_PROBLEM DETAILS_: From the first line of the listing below, retype each line up to and including the one with "xticks = [96, 97, 98, 99]"; pictures stay out.

_PROVIDED DATA_:
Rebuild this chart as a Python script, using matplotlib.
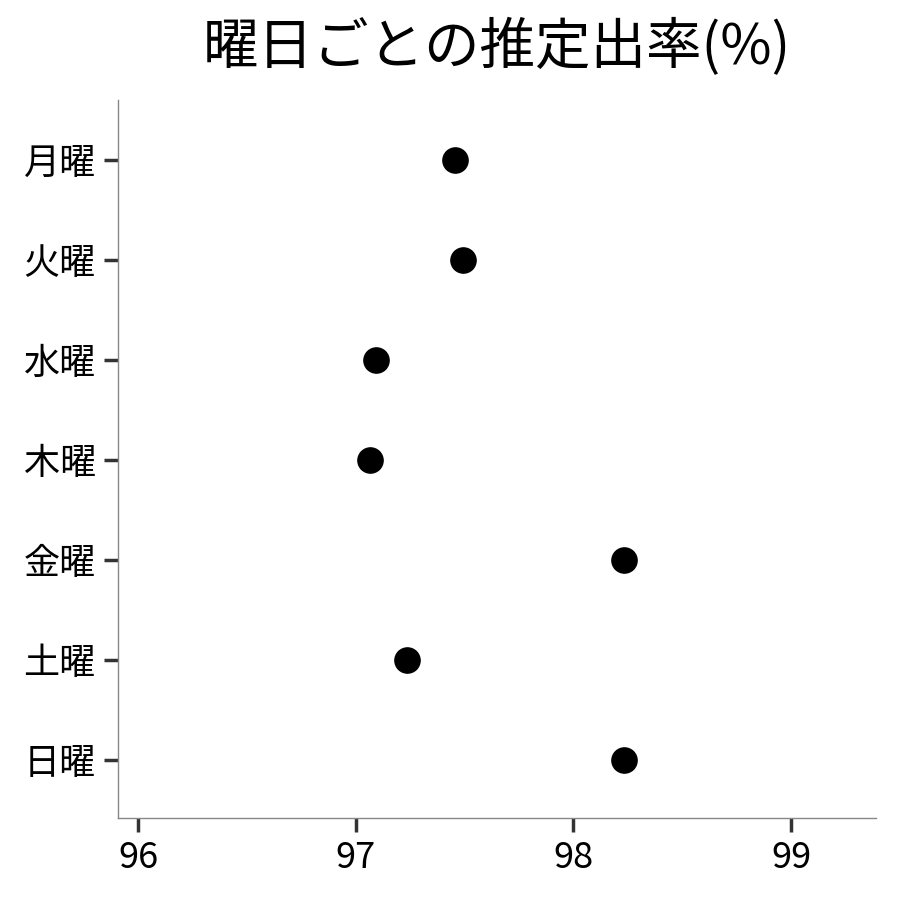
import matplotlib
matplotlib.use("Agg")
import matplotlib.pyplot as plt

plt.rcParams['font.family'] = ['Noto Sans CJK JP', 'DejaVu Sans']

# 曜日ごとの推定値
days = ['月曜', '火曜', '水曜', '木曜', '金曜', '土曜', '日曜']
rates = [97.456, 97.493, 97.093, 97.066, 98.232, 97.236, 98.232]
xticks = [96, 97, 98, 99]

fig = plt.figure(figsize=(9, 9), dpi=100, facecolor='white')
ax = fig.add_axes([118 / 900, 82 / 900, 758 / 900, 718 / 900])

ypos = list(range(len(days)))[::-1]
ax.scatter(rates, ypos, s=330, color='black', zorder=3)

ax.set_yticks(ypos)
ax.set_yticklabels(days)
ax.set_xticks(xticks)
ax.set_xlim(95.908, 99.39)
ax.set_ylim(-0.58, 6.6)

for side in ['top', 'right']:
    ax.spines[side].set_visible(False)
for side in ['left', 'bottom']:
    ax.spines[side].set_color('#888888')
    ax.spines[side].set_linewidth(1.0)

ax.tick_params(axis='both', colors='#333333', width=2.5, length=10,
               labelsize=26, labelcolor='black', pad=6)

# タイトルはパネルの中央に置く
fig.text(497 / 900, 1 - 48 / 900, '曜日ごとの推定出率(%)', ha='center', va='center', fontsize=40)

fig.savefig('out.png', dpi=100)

_OUTPUT FOR THIS EXERCISE_:
Rebuild this chart as a Python script, using matplotlib.
import matplotlib
matplotlib.use("Agg")
import matplotlib.pyplot as plt

plt.rcParams['font.family'] = ['Noto Sans CJK JP', 'DejaVu Sans']

# 曜日ごとの推定値
days = ['月曜', '火曜', '水曜', '木曜', '金曜', '土曜', '日曜']
rates = [97.456, 97.493, 97.093, 97.066, 98.232, 97.236, 98.232]
xticks = [96, 97, 98, 99]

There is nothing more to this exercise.